Aux éditeurs du Journal Panafricain de Médecine
Le cancer est une affection grave et complexe de par ses multiples retentissements
psychiques et sociaux aussi bien sur le patient lui-même que sur son entourage familial.
L'annonce du diagnostic de cancer reste un événement à la fois inattendu, triste et
inacceptable pour le patient et sa famille [1]. Une situation qui constitue une véritable
“mise à l'épreuve”; pour la famille, mobilisant ainsi pour y faire face, toutes les
ressources psychiques et même matérielles de chacun [2].
En cancérologie, le modèle de la famille marocaine est à la fois assez particulier
et intéressant à examiner de près. En effet, un patient cancéreux marocain tout au
long de son parcours avec la maladie, ne se présentera jamais seul dans la structure
de soins, des fois même, toute la famille peut l'accompagner à l'hôpital. Nous nous
sommes interrogés sur les raisons de cet afflux collectif et de cette solidarité que
nous ne retrouvons pas dans les sociétés occidentales [3].
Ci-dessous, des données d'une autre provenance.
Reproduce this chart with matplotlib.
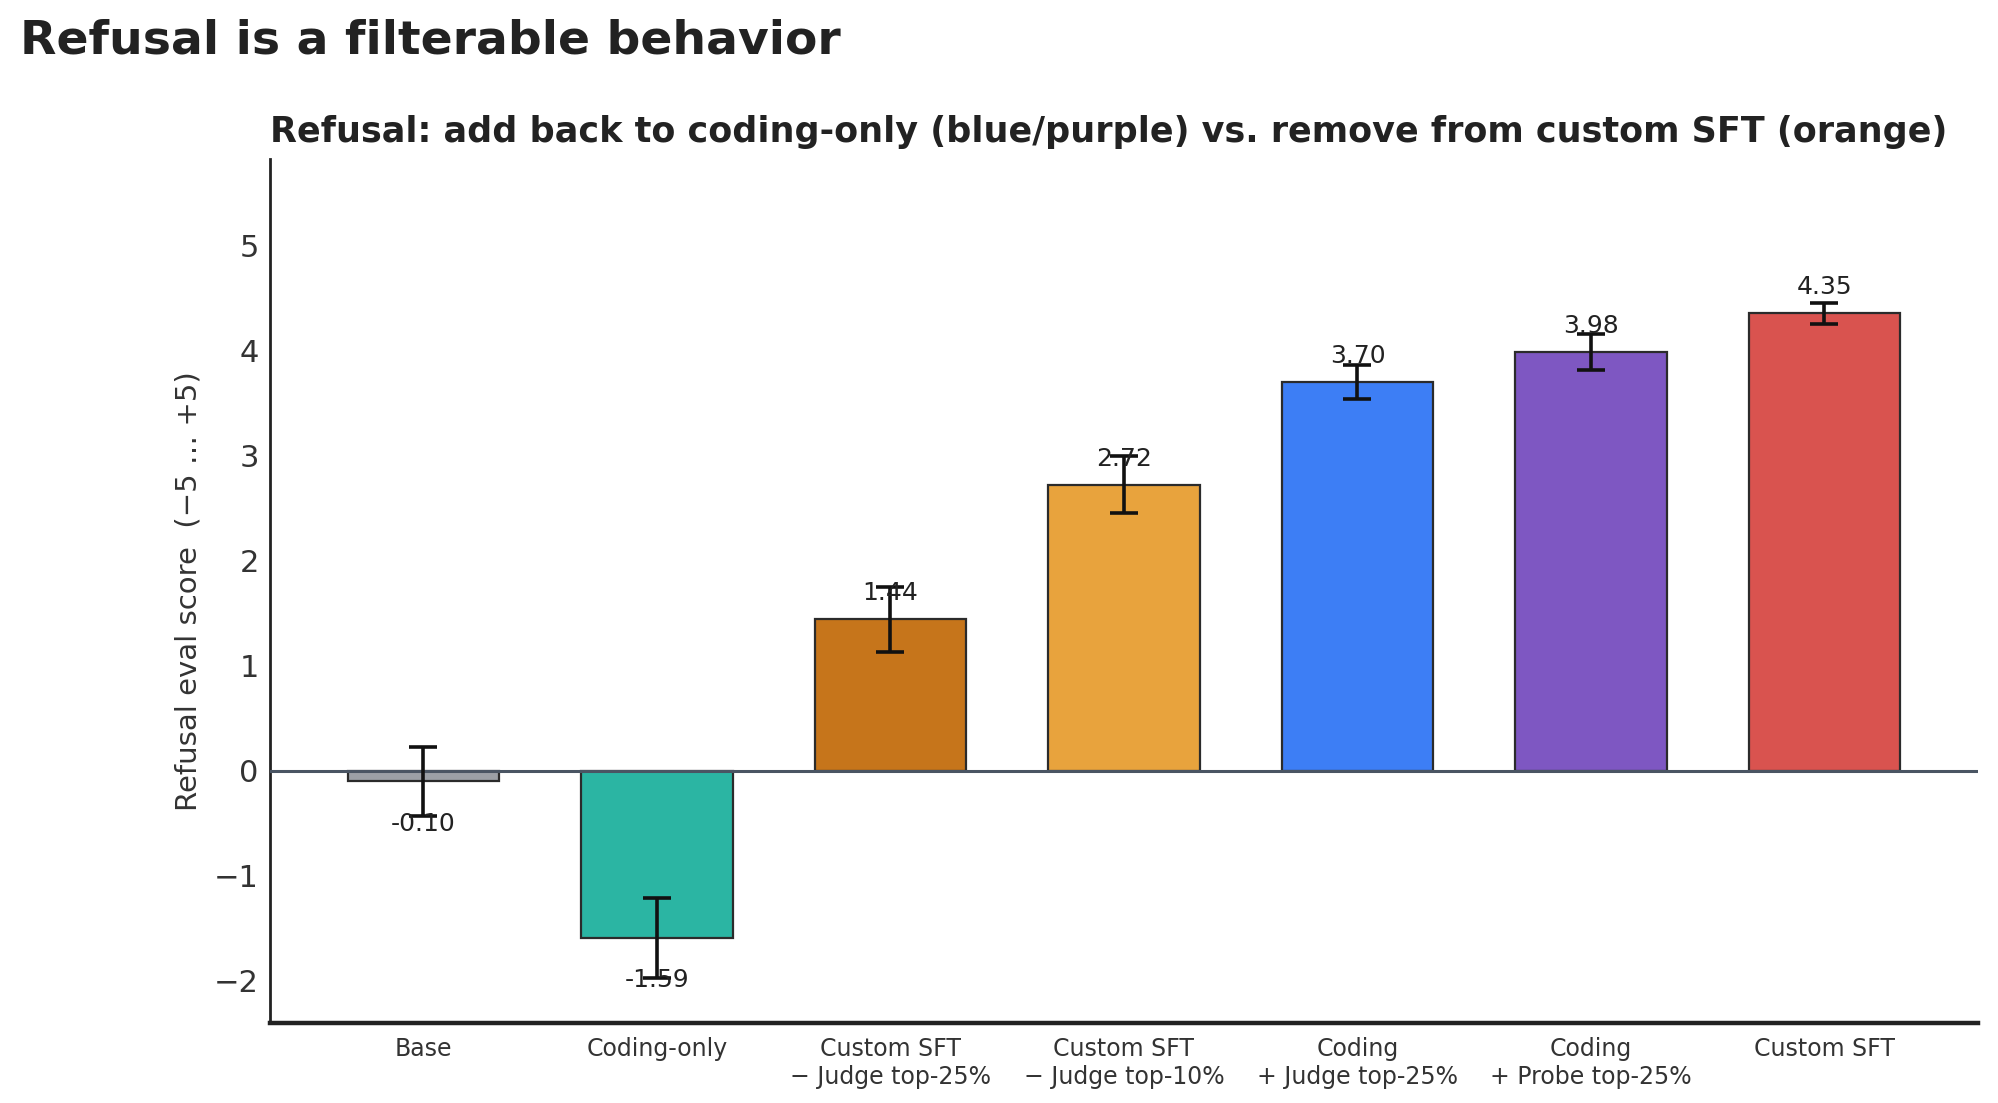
import matplotlib
matplotlib.use("Agg")
import matplotlib.pyplot as plt
import numpy as np

categories = ["Base", "Coding-only", "Custom SFT\n\u2212 Judge top-25%", "Custom SFT\n\u2212 Judge top-10%",
              "Coding\n+ Judge top-25%", "Coding\n+ Probe top-25%", "Custom SFT"]
scores = [-0.10, -1.59, 1.44, 2.72, 3.70, 3.98, 4.35]
errors = [0.33, 0.38, 0.31, 0.27, 0.16, 0.17, 0.10]
colors = ["#9ca0a6", "#2bb5a3", "#c6751b", "#e8a33d", "#3d7ef5", "#7e57c2", "#d9534f"]

fig = plt.figure(figsize=(9.995, 5.515), dpi=200)
ax = fig.add_axes([0.135, 0.0725, 0.8545, 0.7835])

x = np.arange(len(categories))
ax.bar(x, scores, width=0.65, color=colors, edgecolor="#2b2b2b", linewidth=0.8, zorder=2)
ax.errorbar(x, scores, yerr=errors, fmt="none", ecolor="#111111", elinewidth=1.3,
            capsize=5, capthick=1.3, zorder=4)
ax.axhline(0, color="#4a5563", linewidth=1.1, zorder=3)

# value labels
for xi, v in zip(x, scores):
    if v >= 0:
        ax.annotate(f"{v:.2f}", (xi, v), xytext=(0, 5), textcoords="offset points",
                    ha="center", va="bottom", fontsize=9, color="#222222", zorder=5)
    else:
        ax.annotate(f"{v:.2f}", (xi, v), xytext=(0, -11), textcoords="offset points",
                    ha="center", va="top", fontsize=9, color="#222222", zorder=5)

ax.set_ylim(-2.4, 5.82)
ax.set_yticks(range(-2, 6))
ax.set_xticks(x)
ax.set_xticklabels(categories, fontsize=8.5, color="#333333")
ax.tick_params(axis="y", labelsize=11, length=0, pad=4, labelcolor="#333333")
ax.tick_params(axis="x", length=0, pad=5)
for s in ["top", "right"]:
    ax.spines[s].set_visible(False)
ax.spines["left"].set_linewidth(1.0)
ax.spines["left"].set_color("#222222")
ax.spines["bottom"].set_linewidth(1.6)
ax.spines["bottom"].set_color("#222222")

ax.set_ylabel("Refusal eval score  (\u22125 \u2026 +5)", fontsize=10.5, color="#333333", labelpad=4)
ax.set_title("Refusal: add back to coding-only (blue/purple) vs. remove from custom SFT (orange)",
             fontsize=12.6, fontweight="bold", color="#222222", loc="left", pad=6)

fig.text(0.01, 0.963, "Refusal is a filterable behavior", fontsize=17, fontweight="bold",
         color="#222222", ha="left", va="center")

fig.savefig("out.png", dpi=200)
L'accompagnement du patient cancéreux dans son malheur est un moment opportun pour
la famille marocaine de prouver son dévouement et son attachement vis-à-vis de cette
personne malade. Pour elle, c'est aussi un devoir selon les normes culturelles, sociales
et religieuses. Le patient cancéreux peut être une personne analphabète ou ignorante
justifiant la présence d'une personne d'un certain niveau culturel afin de faciliter
l'échange entre le patient et le médecin, ou il peut s'agir tout simplement d'une
personne âgée ou très jeune, nécessitant une assistance par un ou plusieurs membres
de la famille lors des différentes démarches au sein de la structure hospitalière.
Accompagner le malade, c'est aussi un moment privilégié pour rencontrer le médecin
traitant. Si c'est une annonce, la famille en profite généralement pour demander au
médecin de ne pas prononcer le mot “cancer”; devant le patient et de le substituer
par des termes moins tabous et alarmants, ou encore de “maquiller” le pronostic afin
d'épargner le patient cancéreux de la souffrance psychique qui en découlera.
Le soutien apporté par la famille marocaine au patient cancéreux peut être certes
bénéfique. Cependant, il peut présenter plusieurs aspects négatifs; tout d'abord priver
le patient de son légitime droit de connaitre la vérité sur sa pathologie et le pronostic
de cette dernière sous prétexte de le ménager psychiquement, le priver aussi du droit
de choisir son plan de traitement si plusieurs options thérapeutiques lui sont proposées
par son médecin. Par ailleurs, une consultation médicale en présence de plusieurs
personnes peut être source de divergences dans les avis, de conflits familiaux, d'encombrement
dans la salle de consultation et de difficultés de concentration pour le médecin,
entravant ainsi le bon déroulement de la consultation médicale. A ce stade là, le
rôle du médecin s'inscrit dans plusieurs niveaux: la discussion se fera avec un seul
interlocuteur désigné par la famille elle-même, cette personne bien entendu servira
d'intermédiaire entre le médecin et les autres membres de la famille, elle se chargera
aussi d'assister à la consultation et ne devra en aucun moment décider pour le patient.
Le médecin de son coté devra s'adresser au patient dans une langue claire et simple
et l'intégrer continuellement dans la discussion et la décision thérapeutique.
Un autre exemple qui témoigne de la profondeur de cette solidarité est celui de la
fin de vie. En effet, la majorité des familles marocaines insistent pour récupérer
de l'hôpital leur parent en fin de vie ou agonisant, afin qu'il s'éteigne chez lui
entouré par les siens, le laisser mourir à l'hôpital constitue une véritable honte
dans la société marocaine. Contrairement aux pays occidentaux, où mourir avec dignité
selon la famille du patient cancéreux ne conçoit que dans le cadre d'un accompagnement
médicalisé de la fin de vie [4]. Dans ces sociétés, ceci est à l'origine d'une importante
augmentation de la durée et des frais d'hospitalisation des patients cancéreux.
Conclusion
Le modèle de la solidarité des familles marocaines en cancérologie diffère totalement
de celui des familles occidentales. Certes, la société marocaine ne dispose pas des
mêmes moyens et ressources dans le domaine de cancérologie que dans les pays développés,
mais elle a réussi à garder cet aspect singulier et gratifiant de soutien et de solidarité
vis-à-vis du parent cancéreux, puisés sans doute au fin fond de ses nobles valeurs
culturelles, sociales et religieuses.